Ramaphosa, who took time off a gruelling election campaign, said: “We cannot but be moved by the plight of the Saharawi people. It has been 43 years since Western Sahara was annexed. For four decades the people of Western Sahara have had to endure dispossession, displacement, conflict and deprivation of their liberties.”
The Eswatini Minister of Public Works and head of delegation, Christian Ntshangase, said their presence in Morocco was in line with the UN framework in resolving the Western Sahara question.
“We’re aware that there is another meeting in Pretoria, but we believe that this is the conference that would assist the UN to find a lasting and peaceful solution to this region,” said Ntshangase.
Nigeria, a West African superpower, echoed the sentiments of the SADC members when its Foreign Affairs Ministry permanent secretary, Mustapha Lawal Sulaiman, justified their attendance.
“We insist that there should be no parallel process. The Western Sahara issue has been dragging on for too long, and Africa must now speak with one voice,” he said.
SADC and the African Union have been at the forefront of calling on Morocco to allow Western Sahara to achieve self-determination.
Ramaphosa, Rwanda leader Paul Kagame and Egypt President Abdel Fattah al-Sisi comprise the African Union troika that has been mandated to work with the UN to find a peaceful outcome to the Western Sahara dispute.
The 38 countries that met in Morocco on Monday were unanimous that the continent needed to speak with one voice and that all efforts to break the deadlock must be done through the UN.
Morocco Minister of Foreign Affairs Nasser Bourita called for the same unity of purpose.

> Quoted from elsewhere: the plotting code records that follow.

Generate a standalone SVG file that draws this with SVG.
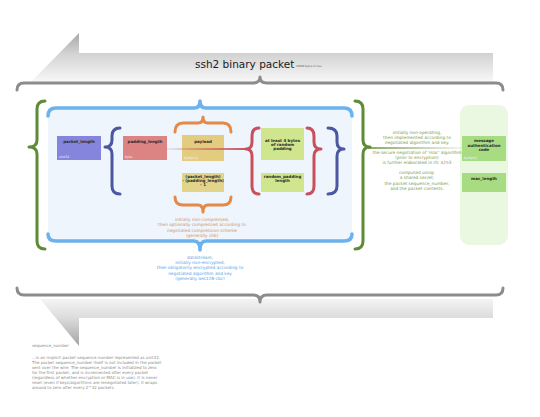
<svg xmlns="http://www.w3.org/2000/svg" width="540" height="417" viewBox="0 0 540 417">
<defs>
<linearGradient id="gTop" gradientUnits="userSpaceOnUse" x1="0" y1="33" x2="0" y2="84">
<stop offset="0" stop-color="#a8a8a8"/><stop offset="0.4" stop-color="#d2d2d2"/><stop offset="1" stop-color="#fbfbfb"/>
</linearGradient>
<linearGradient id="gBot" gradientUnits="userSpaceOnUse" x1="0" y1="299" x2="0" y2="346">
<stop offset="0" stop-color="#f4f4f4"/><stop offset="0.4" stop-color="#dcdcdc"/><stop offset="1" stop-color="#a4a4a4"/>
</linearGradient>
<linearGradient id="gRed" gradientUnits="userSpaceOnUse" x1="167" y1="0" x2="247" y2="0">
<stop offset="0" stop-color="#c8505a" stop-opacity="0.1"/><stop offset="1" stop-color="#c8505a" stop-opacity="1"/>
</linearGradient>
<linearGradient id="gGreen" gradientUnits="userSpaceOnUse" x1="368" y1="0" x2="462" y2="0">
<stop offset="0" stop-color="#5e8c36" stop-opacity="1"/><stop offset="1" stop-color="#5e8c36" stop-opacity="0.1"/>
</linearGradient>
</defs>
<style>
text{font-family:"DejaVu Sans","Liberation Sans",sans-serif;}
.brace{fill:none;stroke-linecap:round;stroke-linejoin:round;}
.grey{stroke:#8c8c8c;stroke-width:3;}
.green{stroke:#5e8c36;stroke-width:3;}
.blue{stroke:#6cb2ec;stroke-width:3.5;}
.navy{stroke:#4b57a0;stroke-width:3;}
.red{stroke:#c8505a;stroke-width:3;}
.orange{stroke:#e48a48;stroke-width:3;}
.nt{font-size:4px;font-weight:bold;text-anchor:middle;fill:#2a2a2a;}
.sl{font-size:3.2px;fill:#f4f4ff;}
.ann{font-size:4.3px;text-anchor:middle;}
.orn{fill:#cf9468;}
.bln{fill:#5aa0e4;}
.grn{fill:#7b9a4e;}
.note{font-size:4px;fill:#8a8a8a;}
</style>

<g id="background-arrows">
<polygon points="79,33 79,53 493,53 493,83 30,83" fill="url(#gTop)"/>
<polygon points="40,299 493,299 493,318 79,318 79,346" fill="url(#gBot)"/>
<rect x="48" y="108" width="304" height="133" fill="#eef5fd"/>
<rect x="460" y="105" width="48" height="140" rx="9" fill="#eaf8e2"/>
</g>

<g id="title">
<text x="195" y="68" font-size="10.5" fill="#1a1a1a">ssh2 binary packet</text>
<text x="296" y="67" font-size="2.6" fill="#555">35000 bytes or less</text>
</g>

<g id="connectors">
<path class="brace grey" d="M17,90 Q17,83 24,83 L253,83 Q260,83 260,77 Q260,83 267,83 L496,83 Q503,83 503,90"/>
<path class="brace grey" d="M17,288 Q17,295 24,295 L253,295 Q260,295 260,302 Q260,295 267,295 L496,295 Q503,295 503,288"/>
<path class="brace green" d="M45,101 Q37,101 37,109 L37,140 Q37,147 29,147 Q37,147 37,154 L37,241 Q37,249 45,249"/>
<path class="brace green" d="M355,101 Q363,101 363,109 L363,140 Q363,147 370,147 Q363,147 363,154 L363,241 Q363,249 355,249"/>
<path class="brace blue" d="M48,116 Q48,108 56,108 L194,108 Q200,108 200,101 Q200,108 206,108 L344,108 Q352,108 352,116"/>
<path class="brace blue" d="M48,234 Q48,241 56,241 L194,241 Q200,241 200,250 Q200,241 206,241 L344,241 Q352,241 352,234"/>
<path class="brace navy" d="M120,128 Q112,128 112,136 L112,140 Q112,147 105,147 Q112,147 112,154 L112,186 Q112,194 120,194"/>
<path class="brace navy" d="M328,128 Q337,128 337,136 L337,142 Q337,149 344,149 Q337,149 337,156 L337,186 Q337,194 328,194"/>
<path class="brace orange" d="M175,132 Q175,123 183,123 L198,123 Q203,123 203,117 Q203,123 208,123 L223,123 Q231,123 231,132"/>
<path class="brace orange" d="M175,197 Q175,205 183,205 L198,205 Q203,205 203,212 Q203,205 208,205 L223,205 Q231,205 231,197"/>
<path class="brace red" d="M259,128 Q252,128 252,136 L252,142 Q252,149 246,149 Q252,149 252,156 L252,186 Q252,194 259,194"/>
<path class="brace red" d="M307,128 Q314,128 314,136 L314,142 Q314,149 321,149 Q314,149 314,156 L314,186 Q314,194 307,194"/>
<line x1="368" y1="148" x2="462" y2="148" stroke="url(#gGreen)" stroke-width="1.5"/>
</g>

<g id="node-packet-length">
<rect x="57" y="136" width="44" height="24" fill="#8585dd"/>
<text class="nt" x="79" y="143" fill="#1c1c5a">packet_length</text>
<text class="sl" x="59" y="158">uint32</text>
</g>

<g id="node-padding-length">
<rect x="123" y="136" width="44" height="24" fill="#dc8484"/>
<text class="nt" x="145" y="143">padding_length</text>
<text class="sl" x="125" y="158">byte</text>
</g>

<g id="node-payload">
<rect x="182" y="135" width="42" height="26" fill="#e3cc80"/>
<text class="nt" x="203" y="143">payload</text>
<text class="sl" x="184" y="159" fill="#fff4d0">byte[n1]</text>
</g>

<g id="node-payload-length">
<rect x="182" y="173" width="42" height="19" fill="#e3d48c"/>
<text class="nt" x="203" y="178">(packet_length)</text>
<text class="nt" x="203" y="182">- (padding_length)</text>
<text class="nt" x="203" y="186">- 1</text>
</g>

<g id="red-link">
<line x1="167" y1="149" x2="247" y2="149" stroke="url(#gRed)" stroke-width="2"/>
</g>

<g id="node-random-padding">
<rect x="261" y="128" width="43" height="32" fill="#cfe68e"/>
<text class="nt" x="282.5" y="142">at least 4 bytes</text>
<text class="nt" x="282.5" y="146">of random</text>
<text class="nt" x="282.5" y="150">padding</text>
</g>

<g id="node-random-padding-length">
<rect x="261" y="173" width="43" height="19" fill="#cfe68e"/>
<text class="nt" x="282.5" y="178">random_padding</text>
<text class="nt" x="282.5" y="182">length</text>
</g>

<g id="node-mac">
<rect x="462" y="136" width="44" height="25" fill="#a8dc82"/>
<text class="nt" x="484" y="142">message</text>
<text class="nt" x="484" y="146.5">authentication</text>
<text class="nt" x="484" y="151">code</text>
<text class="sl" x="464" y="159" fill="#eefae4">byte[m]</text>
</g>

<g id="node-mac-length">
<rect x="462" y="173" width="44" height="19" fill="#a8dc82"/>
<text class="nt" x="484" y="180">mac_length</text>
</g>

<g id="annotation-compression">
<text class="ann orn" x="202" y="221">initially non-compressed,</text>
<text class="ann orn" x="202" y="226">then optionally compressed according to</text>
<text class="ann orn" x="202" y="231.5">negotiated compression scheme</text>
<text class="ann orn" x="202" y="236.5">(generally zlib)</text>
</g>

<g id="annotation-encryption">
<text class="ann bln" x="200" y="259">datastream,</text>
<text class="ann bln" x="200" y="264">initially non-encrypted,</text>
<text class="ann bln" x="200" y="269">then obligatorily encrypted according to</text>
<text class="ann bln" x="200" y="274.5">negotiated algorithm and key</text>
<text class="ann bln" x="200" y="279.5">(generally aes128-cbc)</text>
</g>

<g id="annotation-mac">
<text class="ann grn" x="417" y="134">initially non-operating,</text>
<text class="ann grn" x="417" y="139">then implemented according to</text>
<text class="ann grn" x="417" y="144">negotiated algorithm and key.</text>
<text class="ann grn" x="417" y="154">the secure negotiation of 'mac' algorithm</text>
<text class="ann grn" x="417" y="159">(prior to encryption)</text>
<text class="ann grn" x="417" y="164">is further elaborated in rfc 4253</text>
<text class="ann grn" x="417" y="174">computed using:</text>
<text class="ann grn" x="417" y="179">a shared secret,</text>
<text class="ann grn" x="417" y="184.5">the packet sequence_number,</text>
<text class="ann grn" x="417" y="189.5">and the packet contents.</text>
</g>

<g id="note-sequence-number">
<text class="note" x="32" y="347">sequence_number</text>
<text class="note" x="32" y="359">...is an implicit packet sequence number represented as uint32.</text>
<text class="note" x="32" y="364">The packet sequence_number itself is not included in the packet</text>
<text class="note" x="32" y="369">sent over the wire. The sequence_number is initialized to zero</text>
<text class="note" x="32" y="374">for the first packet, and is incremented after every packet</text>
<text class="note" x="32" y="379">(regardless of whether encryption or MAC is in use). It is never</text>
<text class="note" x="32" y="384">reset (even if keys/algorithms are renegotiated later). It wraps</text>
<text class="note" x="32" y="389">around to zero after every 2^32 packets.</text>
</g>
</svg>
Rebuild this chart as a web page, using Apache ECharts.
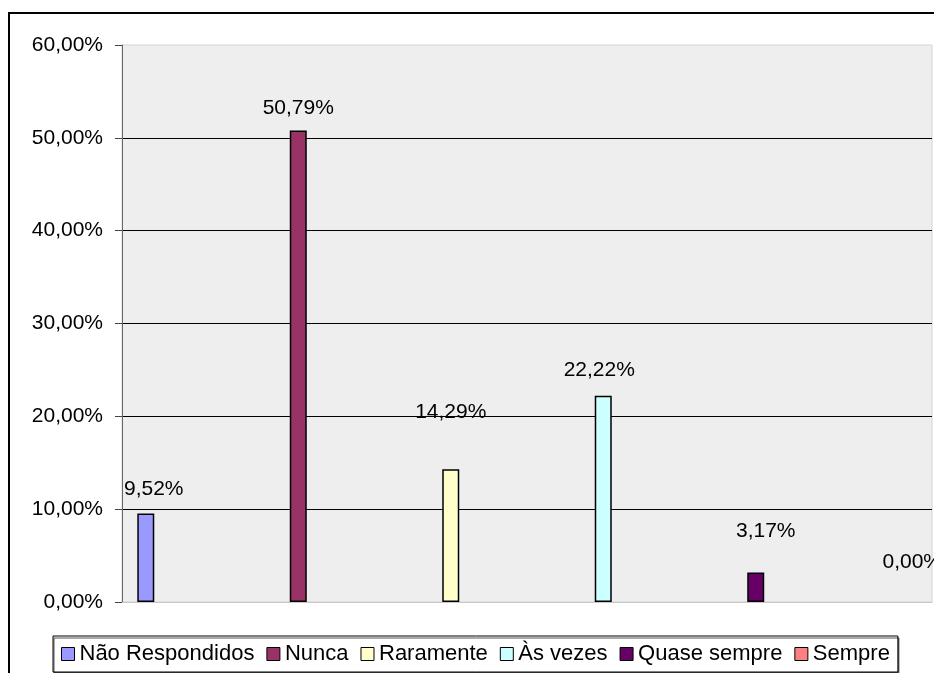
<!DOCTYPE html>
<html>
<head>
<meta charset="utf-8">
<script src="https://cdn.jsdelivr.net/npm/echarts@6/dist/echarts.min.js"></script>
<style>
html,body{margin:0;padding:0;background:#fff;}
#chart{width:934px;height:673px;}
</style>
</head>
<body>
<div id="chart"></div>
<script>
// ---- data ----
var seriesNames = ['Não Respondidos', 'Nunca', 'Raramente', 'Às vezes', 'Quase sempre', 'Sempre'];
var seriesValues = [9.52, 50.79, 14.29, 22.22, 3.17, 0.00];
var yTicks = [0, 10, 20, 30, 40, 50, 60];

// ---- styles ----
var colors = ['#9999FF', '#993366', '#FFFFCC', '#CCFFFF', '#660066', '#FF8080'];
var labelOffsets = [[8, -14], [0, -12], [0, -47], [-4, -15], [10, -31], [4, -29]];
var FONT = 'Liberation Sans, Arial, sans-serif';

function pct(v) { return v.toFixed(2).replace('.', ',') + '%'; }

var chart = echarts.init(document.getElementById('chart'), null, {renderer: 'canvas'});

var series = seriesNames.map(function (name, i) {
  return {
    name: name,
    type: 'bar',
    data: [seriesValues[i]],
    barWidth: 17,
    barGap: '797%',
    itemStyle: {
      color: colors[i],
      borderColor: '#000',
      borderWidth: seriesValues[i] === 0 ? 0 : 1.5
    },
    label: {
      show: true,
      position: 'top',
      distance: 0,
      offset: labelOffsets[i],
      formatter: function (p) { return pct(p.value); },
      color: '#000',
      fontFamily: FONT,
      fontSize: 21
    },
    emphasis: {disabled: true},
    animation: false
  };
});

chart.setOption({
  backgroundColor: '#fff',
  animation: false,
  graphic: [{
    type: 'rect',
    shape: {x: 9, y: 13, width: 1000, height: 1000},
    style: {fill: 'none', stroke: '#000', lineWidth: 2},
    silent: true,
    z: 100
  }],
  grid: {
    left: 122, top: 45, right: 2, bottom: 71,
    show: true,
    backgroundColor: '#EEEEEE',
    borderColor: '#D4D4D4',
    borderWidth: 1
  },
  legend: {
    left: 53, top: 636,
    padding: [7, 8],
    itemWidth: 13, itemHeight: 13, itemGap: 12,
    icon: 'rect',
    backgroundColor: '#fff',
    borderColor: '#000',
    borderWidth: 1,
    shadowColor: '#555',
    shadowBlur: 0,
    shadowOffsetX: 1,
    shadowOffsetY: 2,
    textStyle: {fontFamily: FONT, fontSize: 22, color: '#000'},
    data: seriesNames.map(function (n, i) {
      return {name: n, itemStyle: {color: colors[i], borderColor: '#000', borderWidth: 1}};
    }),
    selectedMode: false
  },
  xAxis: {
    type: 'category',
    data: [''],
    axisLine: {show: true, lineStyle: {color: '#C8C8C8', width: 1}},
    axisTick: {show: false},
    axisLabel: {show: false},
    splitLine: {show: false}
  },
  yAxis: {
    type: 'value',
    min: yTicks[0],
    max: yTicks[yTicks.length - 1],
    interval: yTicks[1] - yTicks[0],
    axisLine: {show: true, lineStyle: {color: '#666', width: 1}},
    axisTick: {show: true, inside: false, length: 7, lineStyle: {color: '#444'}},
    axisLabel: {
      margin: 19,
      color: '#000',
      fontFamily: FONT,
      fontSize: 21,
      formatter: function (v) { return pct(v); }
    },
    splitLine: {show: true, showMinLine: false, showMaxLine: false, lineStyle: {color: '#000', width: 1}}
  },
  series: series
});
</script>
</body>
</html>
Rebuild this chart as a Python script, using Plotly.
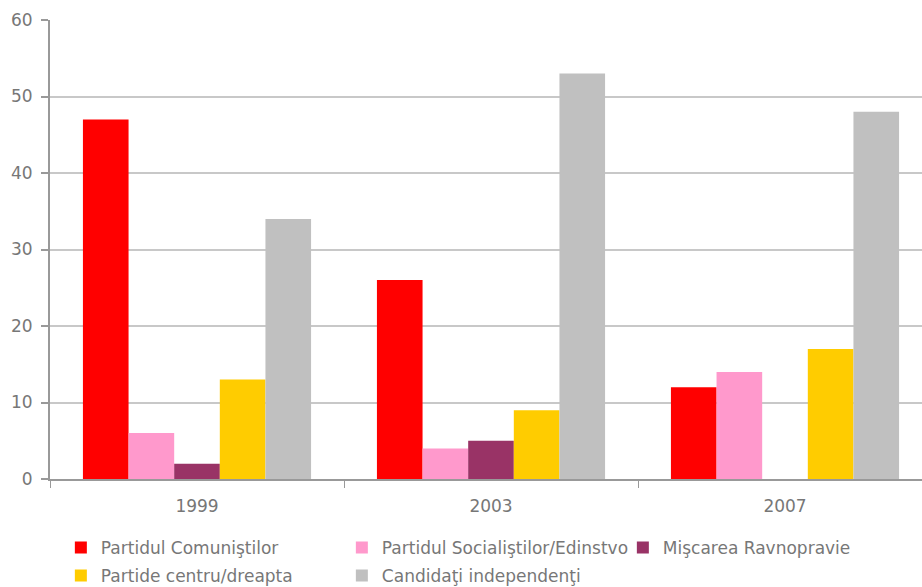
import plotly.graph_objects as go

years = ["1999", "2003", "2007"]
series_names = [
    "Partidul Comuniştilor",
    "Partidul Socialiştilor/Edinstvo",
    "Mişcarea Ravnopravie",
    "Partide centru/dreapta",
    "Candidaţi independenţi",
]
pc = [47, 26, 12]
ps = [6, 4, 14]
mr = [2, 5, 0]
pcd = [13, 9, 17]
ci = [34, 53, 48]
values = [pc, ps, mr, pcd, ci]
colors = ["#FF0000", "#FF99CC", "#993366", "#FFCC00", "#C0C0C0"]
legend_rows = ["legend", "legend", "legend", "legend2", "legend2"]

fig = go.Figure()
for name, vals, col, lg in zip(series_names, values, colors, legend_rows):
    fig.add_trace(go.Bar(
        x=years, y=vals, name=name, legend=lg,
        marker=dict(color=col, line=dict(width=0)),
    ))

font_col = "#777777"
legend_common = dict(
    orientation="h",
    xref="container", yref="container",
    xanchor="left", yanchor="middle",
    entrywidth=236, entrywidthmode="pixels",
    font=dict(size=17, color=font_col),
    traceorder="normal",
    itemwidth=30,
    bgcolor="rgba(0,0,0,0)",
)
fig.update_layout(
    width=922, height=587,
    margin=dict(l=50, r=0, t=20, b=108),
    plot_bgcolor="white", paper_bgcolor="white",
    barmode="group", bargap=0.224, bargroupgap=0,
    font=dict(family="DejaVu Sans", size=17, color=font_col),
    xaxis=dict(
        type="category", range=[-0.5, 2.466],
        showline=True, linecolor="#999999", linewidth=2,
        ticks="outside", tickson="boundaries", ticklen=7, tickcolor="#999999",
        tickwidth=1, ticklabelstandoff=11,
        tickfont=dict(size=17, color=font_col),
        showgrid=False,
    ),
    yaxis=dict(
        range=[0, 60], dtick=10,
        showline=True, linecolor="#999999", linewidth=2,
        ticks="outside", ticklen=7, tickcolor="#999999", tickwidth=2,
        ticklabelstandoff=5,
        gridcolor="#C8C8C8", gridwidth=2,
        zeroline=False,
        tickfont=dict(size=17, color=font_col),
    ),
    legend=dict(legend_common, x=0.066, y=1 - 548 / 587),
    legend2=dict(legend_common, x=0.066, y=1 - 576 / 587),
)

fig.write_html("out.html")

“Africa’s best interests call on us to come together. It forbids us to fight. Our watchword should resolutely be that of unity, cohesion and coherence,” he said.
Quizzed on the purpose of running a parallel conference to South Africa, Bourita insisted that Morocco had no intention of causing division.
“This conference is an exact illustration of that royal vision, in that it aims precisely to unite and move forward. No to division, yes to cohesion, no to rear-guard squabbling and yes to rallying for Africa’s real priority causes,” he said.
The ministerial conference concluded with 13 declarations. Chief among them was “the unanimous adoption of decision Assembly/AU/Dec693 on the report of the chairperson of the AU Commission on the Sahara issue, which affirms the exclusivity of the United Nations as the framework for seeking a mutually acceptable, realistic pragmatic and lasting solution to the Sahara issue”.
The ministers also reaffirmed their commitment to the effective implementation of the mandate of the AU troika to preserve the ongoing political process with the exclusive mandate of the UN under the supervision of the Security Council.